Michael Arias – Picture by Todd Johnson
In the 2010s, the Cubs struggled to produce waves of pitchers from the Dominican and Arizona leagues. Now, in 2023, guys are getting through and in large numbers in the lower part of the system.
Let’s look at the number of international free agent pitchers the Cubs signed that are at a full season affiliate, as well as in Mesa. Let’s also break it down between starting pitchers and relievers. This list does not include players signed as international free agents by other teams like Carlos Guzman or Daniel Palencia. It does not include Hispanic players born in the US or Puerto Rico that the Cubs took in the draft or acquired in trades or the Rule 5 Draft. These are only guys that the Cubs signed as international free agents.
Iowa – (2) -Manny Rodriguez and Brailyn Marquez are the only two Cubs signings on the roster.
Tennessee – (3) – 2 starters and 1 reliever – Richard Gallardo and Manny Espinoza start, and Danis Correa relieves
South Bend – (7) – 3 starters, 4 relievers – Luis Devers, Manny Espinoza, and Michael Arias start while Angel Gonzalez, Eduarniel Nunez, Didier Vargas, and Yovanny Cruz all relieve but Cruz has been on the IL all season and Vargas just went on.
Myrtle Beach – (9) 1 starter, 8 relievers. And when you actually dissect Myrtle Beach’s group of 9, only six began the year with Myrtle Beach as some were still in extended spring training. Marino Santy starts while Angel Hernandez, Starlyn Pichardo, Scarlyn Lebron, Jose Romero, Kenyi Perez, and Yovanny Cabrera relieve. Jose Mendez and Kevin Valdez are on the IL.
Mesa – (14) There are 14 international reagent pitchers on the squad.
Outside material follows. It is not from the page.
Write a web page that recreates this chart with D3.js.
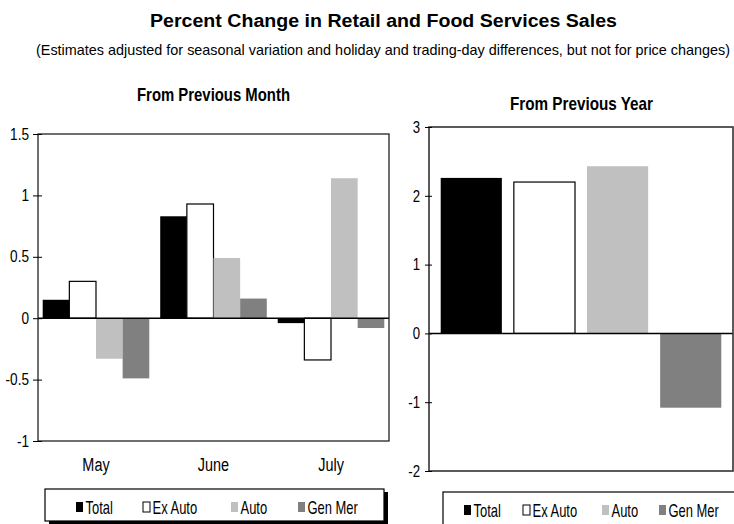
<!DOCTYPE html>
<html>
<head>
<meta charset="utf-8">
<script src="https://cdn.jsdelivr.net/npm/d3@7"></script>
<style>
    body { margin: 0; background: #fff; }
    svg { display: block; }
    text { font-family: "Liberation Sans", Arial, sans-serif; fill: #000; }
    .title { font-weight: bold; font-size: 18px; }
    .subtitle { font-size: 14.5px; }
    .panelTitle { font-weight: bold; font-size: 18.5px; }
</style>
</head>
<body>
<svg id="chart" width="734" height="524"></svg>
<script>
/*
 Data
 */

var series = ['Total', 'Ex Auto', 'Auto', 'Gen Mer'];
var seriesFill = ['#000000', '#ffffff', '#c0c0c0', '#808080'];
var months = ['May', 'June', 'July'];

var monthTotal = [0.15, 0.83, -0.04];
var monthExAuto = [0.30, 0.93, -0.34];
var monthAuto = [-0.33, 0.49, 1.14];
var monthGenMer = [-0.49, 0.16, -0.08];

var yearValues = [2.26, 2.20, 2.43, -1.08];

var monthTicks = [-1, -0.5, 0, 0.5, 1, 1.5];
var yearTicks = [-2, -1, 0, 1, 2, 3];

var svg = d3.select('#chart');

function plainFormat(d) {
    return String(d);
}

/*
 Titles
 */

svg.append('text')
    .classed('title', true)
    .attr('x', 150)
    .attr('y', 27)
    .attr('textLength', 467)
    .attr('lengthAdjust', 'spacingAndGlyphs')
    .text('Percent Change in Retail and Food Services Sales');

svg.append('text')
    .classed('subtitle', true)
    .attr('x', 36)
    .attr('y', 55)
    .attr('textLength', 694)
    .attr('lengthAdjust', 'spacingAndGlyphs')
    .text('(Estimates adjusted for seasonal variation and holiday and trading-day differences, but not for price changes)');

/*
 Left panel: from previous month
 */

var monthRows = months.map(function (m, i) {
    return {
        month: m,
        values: [monthTotal[i], monthExAuto[i], monthAuto[i], monthGenMer[i]]
    };
});

var L = {left: 38, right: 389, top: 134, bottom: 441};

var xMonth = d3.scaleBand()
    .domain(months)
    .range([L.left, L.right])
    .paddingInner(0.093)
    .paddingOuter(0.04);

var xSeries = d3.scaleBand()
    .domain(series)
    .range([0, xMonth.bandwidth()]);

var yMonth = d3.scaleLinear()
    .domain([-1, 1.5])
    .range([L.bottom, L.top]);

var left = svg.append('g').classed('panel', true);

left.append('text')
    .classed('panelTitle', true)
    .attr('x', 137)
    .attr('y', 101)
    .attr('textLength', 153)
    .attr('lengthAdjust', 'spacingAndGlyphs')
    .text('From Previous Month');

var groups = left.selectAll('.group')
    .data(monthRows)
    .enter().append('g')
    .classed('group', true)
    .attr('transform', function (d) {
        return 'translate(' + xMonth(d.month) + ',0)';
    });

groups.selectAll('rect')
    .data(function (d) {
        return d.values.map(function (v, i) {
            return {series: series[i], value: v, fill: seriesFill[i]};
        });
    })
    .enter().append('rect')
    .attr('x', function (d) {
        return xSeries(d.series);
    })
    .attr('width', xSeries.bandwidth())
    .attr('y', function (d) {
        return yMonth(Math.max(0, d.value));
    })
    .attr('height', function (d) {
        return Math.abs(yMonth(d.value) - yMonth(0));
    })
    .attr('fill', function (d) {
        return d.fill;
    })
    .attr('stroke', function (d) {
        return d.series === 'Ex Auto' ? '#000' : 'none';
    })
    .attr('stroke-width', 1.2);

left.append('line')
    .attr('x1', L.left).attr('x2', L.right)
    .attr('y1', yMonth(0)).attr('y2', yMonth(0))
    .attr('stroke', '#000').attr('stroke-width', 1.5);

left.append('rect')
    .attr('x', L.left).attr('y', L.top)
    .attr('width', L.right - L.left).attr('height', L.bottom - L.top)
    .attr('fill', 'none').attr('stroke', '#222').attr('stroke-width', 1.3);

var yAxisL = left.append('g')
    .attr('transform', 'translate(' + L.left + ',0)')
    .call(d3.axisLeft(yMonth).tickValues(monthTicks).tickSize(5).tickFormat(plainFormat));
yAxisL.select('.domain').remove();
yAxisL.selectAll('.tick line').attr('stroke', '#000').attr('x2', 4).attr('x1', -5);
yAxisL.selectAll('.tick text')
    .attr('x', -9 / 0.85)
    .attr('transform', 'scale(0.85,1)')
    .attr('font-size', 16)
    .attr('font-family', '"Liberation Sans", Arial, sans-serif');

left.selectAll('.monthLabel')
    .data(months)
    .enter().append('text')
    .classed('monthLabel', true)
    .attr('transform', function (d) {
        return 'translate(' + (xMonth(d) + xMonth.bandwidth() / 2) + ',471) scale(0.76,1)';
    })
    .attr('text-anchor', 'middle')
    .attr('font-size', 19)
    .text(function (d) {
        return d;
    });

/*
 Right panel: from previous year
 */

var R = {left: 429, right: 733, top: 127, bottom: 471};

var xYear = d3.scaleBand()
    .domain(series)
    .range([R.left, R.right])
    .paddingInner(0.164)
    .paddingOuter(0.16);

var yYear = d3.scaleLinear()
    .domain([-2, 3])
    .range([R.bottom, R.top]);

var right = svg.append('g').classed('panel', true);

right.append('text')
    .classed('panelTitle', true)
    .attr('x', 510)
    .attr('y', 110)
    .attr('textLength', 143)
    .attr('lengthAdjust', 'spacingAndGlyphs')
    .text('From Previous Year');

right.selectAll('rect.bar')
    .data(yearValues)
    .enter().append('rect')
    .classed('bar', true)
    .attr('x', function (d, i) {
        return xYear(series[i]);
    })
    .attr('width', xYear.bandwidth())
    .attr('y', function (d) {
        return yYear(Math.max(0, d));
    })
    .attr('height', function (d) {
        return Math.abs(yYear(d) - yYear(0));
    })
    .attr('fill', function (d, i) {
        return seriesFill[i];
    })
    .attr('stroke', function (d, i) {
        return series[i] === 'Ex Auto' ? '#000' : 'none';
    })
    .attr('stroke-width', 1.2);

right.append('line')
    .attr('x1', R.left).attr('x2', R.right)
    .attr('y1', yYear(0)).attr('y2', yYear(0))
    .attr('stroke', '#000').attr('stroke-width', 1.5);

right.append('rect')
    .attr('x', R.left).attr('y', R.top)
    .attr('width', R.right - R.left).attr('height', R.bottom - R.top)
    .attr('fill', 'none').attr('stroke', '#333').attr('stroke-width', 1.6);

var yAxisR = right.append('g')
    .attr('transform', 'translate(' + R.left + ',0)')
    .call(d3.axisLeft(yYear).tickValues(yearTicks).tickSize(5).tickFormat(plainFormat));
yAxisR.select('.domain').remove();
yAxisR.selectAll('.tick line').attr('stroke', '#000').attr('x2', 3).attr('x1', -4);
yAxisR.selectAll('.tick text')
    .attr('x', -9 / 0.8)
    .attr('transform', 'scale(0.8,1)')
    .attr('font-size', 16.5)
    .attr('font-family', '"Liberation Sans", Arial, sans-serif');

/*
 Legends
 */

function makeLegend(g, box, itemX) {
    g.append('rect')
        .attr('x', box.x + 4).attr('y', box.y + 3)
        .attr('width', box.w).attr('height', box.h)
        .attr('fill', '#000');
    g.append('rect')
        .attr('x', box.x).attr('y', box.y)
        .attr('width', box.w).attr('height', box.h)
        .attr('fill', '#fff').attr('stroke', '#000').attr('stroke-width', 1.2);

    var items = g.selectAll('.legendItem')
        .data(series)
        .enter().append('g')
        .classed('legendItem', true)
        .attr('transform', function (d, i) {
            return 'translate(' + itemX[i] + ',' + (box.y + 13) + ')';
        });

    items.append('rect')
        .attr('width', 7).attr('height', 10)
        .attr('fill', function (d, i) {
            return seriesFill[i];
        })
        .attr('stroke', function (d) {
            return d === 'Ex Auto' ? '#000' : 'none';
        })
        .attr('stroke-width', 1);

    items.append('text')
        .attr('transform', 'translate(9.5,11.5) scale(0.72,1)')
        .attr('font-size', 18)
        .text(function (d) {
            return d;
        });
}

makeLegend(svg.append('g'), {x: 45, y: 489, w: 339, h: 32}, [76, 143, 231, 298]);
makeLegend(svg.append('g'), {x: 443, y: 492, w: 300, h: 34}, [464, 523, 602, 659]);
</script>
</body>
</html>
Most of them are relievers and there are currently only 3 of them with starting experience this year. Mesa’s list includes – Gabriel Agrazal, Juan Bello, Carlos Garcia, Joel Machado, Gleiber Morales, Gregori Montano, Wilme Mora, Eligio Paredes, Luis A. Reyes, Wilber Rodriguez, Yenrri Rojas, Joel Sierra, Tomy Sanchez, and Freilyn Silverio. And of those 14, 6 were assigned to Mesa last year.
When you start projecting these guys forward, a couple of them in Mesa probably will see Myrtle Beach later in the year. A few of them will start in the Pelicans’ rotation next year, but I would not be surprised to see a large portion of them double up again next year in Arizona, especially starters like Freilyn Silverio, and possibly Gabriel Agrazal. Then again, instruction could make some adjustments that changes their profile and development. The same could happen this winter, or next spring, settling them up for a full season affiliate gig to start 2024.
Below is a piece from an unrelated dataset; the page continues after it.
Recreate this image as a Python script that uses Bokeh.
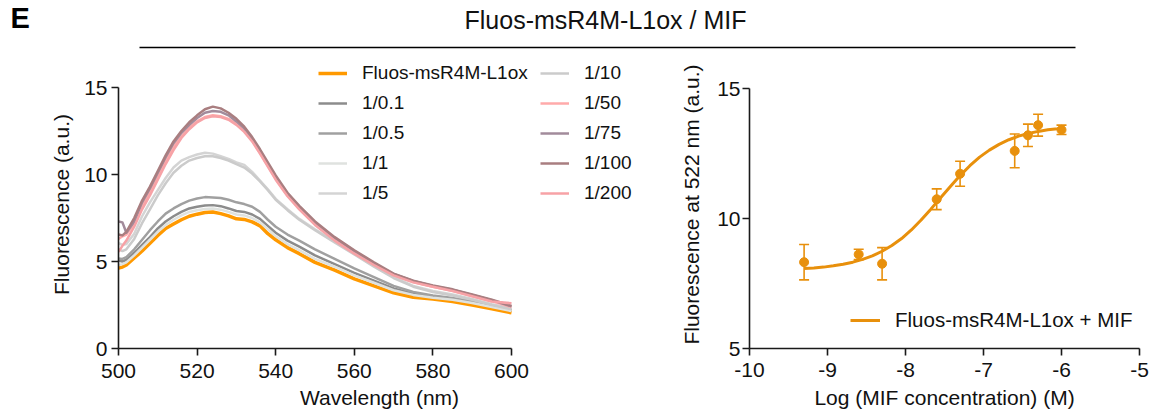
import numpy as np
from bokeh.plotting import figure
from bokeh.models import (Range1d, Legend, LegendItem, Whisker, TeeHead,
                          ColumnDataSource, Label, BoxAnnotation)
from bokeh.layouts import column, row
from bokeh.embed import file_html
from bokeh.resources import INLINE

FONT = "Liberation Sans"

# ---------------- data: spectra ----------------
wavelength = [500, 501, 502, 504, 506, 508, 510, 512, 514, 516, 518, 520, 522, 524,
              526, 528, 530, 532, 534, 536, 538, 540, 543, 546, 550, 555, 560, 565,
              570, 575, 580, 585, 590, 595, 600]

series_names = ["Fluos-msR4M-L1ox", "1/0.1", "1/0.5", "1/1", "1/5",
                "1/10", "1/50", "1/75", "1/100", "1/200"]

ctrl = [4.62, 4.68, 4.8, 5.2, 5.6, 6.05, 6.5, 6.9, 7.15, 7.4, 7.6, 7.72, 7.82, 7.84,
        7.75, 7.62, 7.45, 7.42, 7.28, 7.05, 6.6, 6.25, 5.8, 5.45, 4.95, 4.5, 4.0, 3.6,
        3.2, 2.95, 2.85, 2.7, 2.5, 2.28, 2.05]
r_0_1 = [5.05, 5.0, 5.1, 5.5, 5.95, 6.4, 6.9, 7.3, 7.6, 7.85, 8.05, 8.15, 8.22, 8.24,
         8.18, 8.05, 7.9, 7.85, 7.7, 7.45, 7.05, 6.65, 6.2, 5.85, 5.35, 4.85, 4.35, 3.9,
         3.45, 3.15, 3.0, 2.85, 2.7, 2.45, 2.2]
r_0_5 = [5.17, 5.15, 5.25, 5.7, 6.25, 6.8, 7.3, 7.75, 8.05, 8.3, 8.5, 8.62, 8.7, 8.68,
         8.65, 8.55, 8.4, 8.3, 8.15, 7.85, 7.4, 7.0, 6.55, 6.2, 5.7, 5.15, 4.6, 4.1,
         3.6, 3.25, 3.05, 2.9, 2.72, 2.48, 2.22]
r_1 = [4.8, 4.85, 4.95, 5.35, 5.8, 6.25, 6.7, 7.1, 7.4, 7.65, 7.85, 7.95, 8.02, 8.05,
       7.98, 7.85, 7.7, 7.65, 7.5, 7.25, 6.85, 6.45, 6.0, 5.65, 5.15, 4.7, 4.2, 3.78,
       3.35, 3.08, 2.92, 2.8, 2.62, 2.38, 2.15]
r_5 = [6.05, 5.95, 6.0, 6.6, 7.6, 8.4, 9.1, 9.8, 10.4, 10.8, 11.0, 11.15, 11.25, 11.2,
       11.05, 10.9, 10.7, 10.55, 10.15, 9.65, 9.15, 8.6, 8.0, 7.45, 6.85, 6.15, 5.45,
       4.75, 4.1, 3.6, 3.3, 3.1, 2.85, 2.55, 2.3]
r_10 = [5.7, 5.6, 5.7, 6.3, 7.2, 8.0, 8.8, 9.5, 10.1, 10.5, 10.8, 10.95, 11.05, 11.05,
        10.95, 10.8, 10.6, 10.4, 10.05, 9.6, 9.1, 8.55, 7.95, 7.4, 6.8, 6.1, 5.4, 4.7,
        4.05, 3.55, 3.25, 3.05, 2.8, 2.5, 2.25]
r_50 = [6.3, 6.45, 6.55, 7.2, 8.2, 9.0, 9.9, 10.8, 11.6, 12.2, 12.7, 13.05, 13.3, 13.4,
        13.35, 13.2, 12.9, 12.5, 11.95, 11.25, 10.5, 9.75, 8.8, 8.05, 7.15, 6.25, 5.5,
        4.82, 4.22, 3.82, 3.55, 3.32, 3.02, 2.72, 2.38]
r_75 = [7.3, 7.25, 6.65, 7.3, 8.4, 9.2, 10.1, 11.0, 11.8, 12.4, 12.85, 13.25, 13.55,
        13.65, 13.6, 13.4, 13.05, 12.65, 12.05, 11.35, 10.6, 9.85, 8.9, 8.15, 7.25, 6.35,
        5.6, 4.9, 4.28, 3.88, 3.6, 3.38, 3.08, 2.78, 2.42]
r_100 = [6.55, 6.5, 6.7, 7.5, 8.5, 9.3, 10.2, 11.1, 11.9, 12.5, 13.0, 13.4, 13.75, 13.9,
         13.8, 13.55, 13.2, 12.75, 12.15, 11.45, 10.7, 9.95, 8.95, 8.2, 7.3, 6.4, 5.65,
         4.95, 4.3, 3.9, 3.62, 3.4, 3.1, 2.8, 2.45]
r_200 = [5.55, 5.9, 6.2, 7.0, 8.0, 8.8, 9.7, 10.6, 11.4, 12.1, 12.6, 13.0, 13.25, 13.35,
         13.3, 13.15, 12.85, 12.45, 11.9, 11.2, 10.45, 9.7, 8.75, 8.0, 7.1, 6.2, 5.45,
         4.8, 4.2, 3.8, 3.55, 3.3, 3.0, 2.7, 2.6]

series_values = [ctrl, r_0_1, r_0_5, r_1, r_5, r_10, r_50, r_75, r_100, r_200]
series_colors = ["#ff9900", "#8c8c8c", "#a0a0a0", "#dfe2df", "#d4d4d4",
                 "#cbcbcb", "#ffaaaa", "#a28b9b", "#a97e80", "#f7a2a6"]
series_widths = [3.5, 2.5, 2.5, 2.5, 2.5, 2.5, 2.5, 2.5, 2.5, 2.5]

wl_ticks = [500, 520, 540, 560, 580, 600]
fl_ticks = [0, 5, 10, 15]

# ---------------- data: dose response ----------------
log_conc = [-9.3, -8.6, -8.3, -7.6, -7.3, -6.6, -6.43, -6.3, -6.0]
fl_522 = [8.32, 8.62, 8.26, 10.74, 11.72, 12.6, 13.2, 13.59, 13.41]
fl_522_err = [0.68, 0.2, 0.62, 0.4, 0.48, 0.65, 0.43, 0.42, 0.18]

fit_x = [-9.3, -9.175, -9.05, -8.925, -8.8, -8.675, -8.55, -8.425, -8.3, -8.175,
         -8.05, -7.925, -7.8, -7.675, -7.55, -7.425, -7.3, -7.175, -7.05, -6.925,
         -6.8, -6.675, -6.55, -6.425, -6.3, -6.175, -6.05, -6.0]
fit_y = [8.08, 8.10, 8.13, 8.18, 8.24, 8.32, 8.43, 8.56, 8.74, 8.96, 9.23, 9.56,
         9.94, 10.36, 10.80, 11.23, 11.65, 12.03, 12.36, 12.63, 12.85, 13.03, 13.17,
         13.27, 13.35, 13.41, 13.45, 13.47]

log_ticks = [-10, -9, -8, -7, -6, -5]
fl2_ticks = [5, 10, 15]

AX = "#1a1a1a"
DOSE = "#e8900c"


def style_axes(p):
    for ax in p.axis:
        ax.axis_line_color = AX
        ax.axis_line_width = 1.6
        ax.major_tick_line_color = AX
        ax.major_tick_line_width = 1.6
        ax.major_tick_out = 7
        ax.major_tick_in = 0
        ax.minor_tick_line_color = None
        ax.major_label_text_font = FONT
        ax.major_label_text_font_size = "21px"
        ax.major_label_text_color = "#111111"
        ax.axis_label_text_font = FONT
        ax.axis_label_text_font_size = "21px"
        ax.axis_label_text_font_style = "normal"
        ax.axis_label_text_color = "#111111"
    p.grid.visible = False
    p.outline_line_color = None
    p.background_fill_color = None
    p.border_fill_color = None


# ---------------- header ----------------
hdr = figure(width=1157, height=56, x_range=Range1d(0, 1157), y_range=Range1d(0, 56),
             output_backend="svg", toolbar_location=None, min_border=0)
hdr.axis.visible = False
hdr.grid.visible = False
hdr.outline_line_color = None
hdr.add_layout(Label(x=10, y=22.5, text="E", text_font=FONT, text_font_size="29px",
                     text_font_style="bold", text_color="#000000"))
hdr.add_layout(Label(x=605, y=22.5, text="Fluos-msR4M-L1ox / MIF", text_font=FONT,
                     text_font_size="25px", text_align="center", text_color="#111111"))
hdr.add_layout(BoxAnnotation(left=139, right=1075, bottom=8.2, top=9.8,
                             fill_color="#000000", fill_alpha=1, line_color=None))

TOP_B = 4
BOT_B = 69
FIG_H = 361

# ---------------- left: spectra ----------------
p1 = figure(width=640, height=FIG_H,
            x_range=Range1d(500, 500 + 522 / 3.93), y_range=Range1d(0, 288 / 17.4),
            output_backend="svg", toolbar_location=None,
            min_border_left=118, min_border_right=0, min_border_top=TOP_B,
            min_border_bottom=BOT_B)
renderers = []
for vals, col, lw in zip(series_values, series_colors, series_widths):
    r = p1.line(wavelength, vals, line_color=col, line_width=lw, line_join="round")
    renderers.append(r)

p1.xaxis.bounds = (500, 600)
p1.yaxis.bounds = (0, 15)
p1.xaxis.ticker = wl_ticks
p1.yaxis.ticker = fl_ticks
p1.xaxis.axis_label = "Wavelength (nm)"
p1.yaxis.axis_label = "Fluorescence (a.u.)"
style_axes(p1)
p1.yaxis.major_label_standoff = 4
p1.yaxis.axis_label_standoff = 8
p1.xaxis.major_label_standoff = 8
p1.xaxis.axis_label_standoff = 5


def make_legend(items, loc, size):
    lg = Legend(items=items, location=loc)
    lg.label_text_font = FONT
    lg.label_text_font_size = size
    lg.label_text_color = "#111111"
    lg.glyph_width = 29
    lg.glyph_height = 22
    lg.label_height = 22
    lg.label_standoff = 15
    lg.spacing = 8
    lg.padding = 0
    lg.margin = 0
    lg.border_line_color = None
    lg.background_fill_alpha = 0
    return lg


items1 = [LegendItem(label=series_names[i], renderers=[renderers[i]]) for i in range(5)]
items2 = [LegendItem(label=series_names[i], renderers=[renderers[i]]) for i in range(5, 10)]
p1.add_layout(make_legend(items1, (200, 144), "19px"), "center")
p1.add_layout(make_legend(items2, (422, 144), "19px"), "center")

# ---------------- right: dose response ----------------
p2 = figure(width=517, height=FIG_H, x_range=Range1d(-10, -5),
            y_range=Range1d(5, 5 + 288 / 26),
            output_backend="svg", toolbar_location=None,
            min_border_left=109, min_border_right=18, min_border_top=TOP_B,
            min_border_bottom=BOT_B)
upper = [y + e for y, e in zip(fl_522, fl_522_err)]
lower = [y - e for y, e in zip(fl_522, fl_522_err)]
src = ColumnDataSource(dict(x=log_conc, y=fl_522, upper=upper, lower=lower))
p2.add_layout(Whisker(source=src, base="x", upper="upper", lower="lower",
                      line_color=DOSE, line_width=1.6,
                      upper_head=TeeHead(size=10, line_color=DOSE, line_width=1.6),
                      lower_head=TeeHead(size=10, line_color=DOSE, line_width=1.6)))
fit_r = p2.line(fit_x, fit_y, line_color=DOSE, line_width=3, line_join="round")
p2.scatter("x", "y", source=src, size=9, fill_color=DOSE, line_color=DOSE)

p2.xaxis.ticker = log_ticks
p2.xaxis.major_label_overrides = {t: str(t) for t in log_ticks}
p2.yaxis.bounds = (5, 15)
p2.yaxis.ticker = fl2_ticks
p2.xaxis.axis_label = "Log (MIF concentration) (M)"
p2.yaxis.axis_label = "Fluorescence at 522 nm (a.u.)"
style_axes(p2)
p2.yaxis.major_label_standoff = 2
p2.yaxis.axis_label_standoff = 11
p2.xaxis.major_label_standoff = 7
p2.xaxis.axis_label_standoff = 6

lg2 = make_legend([LegendItem(label="Fluos-msR4M-L1ox + MIF", renderers=[fit_r])],
                  (101, 16), "20.5px")
lg2.glyph_width = 30
p2.add_layout(lg2, "center")

layout = column(hdr, row(p1, p2))
open("out.html", "w").write(file_html(layout, INLINE))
But what is causing this large influx of international pitchers that are going to be trickling up to South Bend and Tennessee in the next year?
I spoke with Carlos Chantres, one of the Cubs roving pitching instructors, about the processes the Cubs are doing to breed success with these young pitchers.
The biggest thing right now is that once we get them, we put them through weight, conditioning, and lifting programs. They come in very skinny. There’s not much resources down there [to use on their own before they sign]. So when we get them, we feed them pretty good. We get them in the weight room, we get them in the throwing program. And we start developing their process.
Clayton Mortensen, South Bend’s pitching coach, has a unique view since he saw many of the arms last year as the Pelicans’ pitching coach. Clayton concurred with Carlos. There was a half a season this year where many of the arms Mortensen coached last year were still in Myrtle Beach while he was in South Bend this spring. And Mortensen noticed huge changes in just a half a year when some of them were promoted to South Bend.
Clayton added this about Michael Arias’ changes in just a half year:
I think the biggest thing is strength training….You can look at Michael Arias and you can look at him on the mound. He has changed physically, a big-time leg presence, he is a lot better just in his overall stature, and he was moving better allowing him to stay in the zone. It was really fun to watch him. He made adjustments in the off-season and really hammered that out and he had a lot of success down in Myrtle Beach and I am really excited to see him get in a game and see what he looks like in person.This interview was conducted before Michael’s first start with South Bend.
When it came to signing mostly 18-year-old pitchers lately, I asked Carlos if that was by design and it was not. He explained the process to me:
It’s just because other teams are down there as well and they see the same guys with you and they’re a little more aggressive sometimes. But our scouting department really focuses on athleticism and arm strength and all that and the way the arm works. And we do a good job in getting those kids.
I am excited to see how well these young pitchers continue to pitch the next couple of years. Just based on how they are doing in Myrtle Beach, it should be a blast to watch them move up through the system.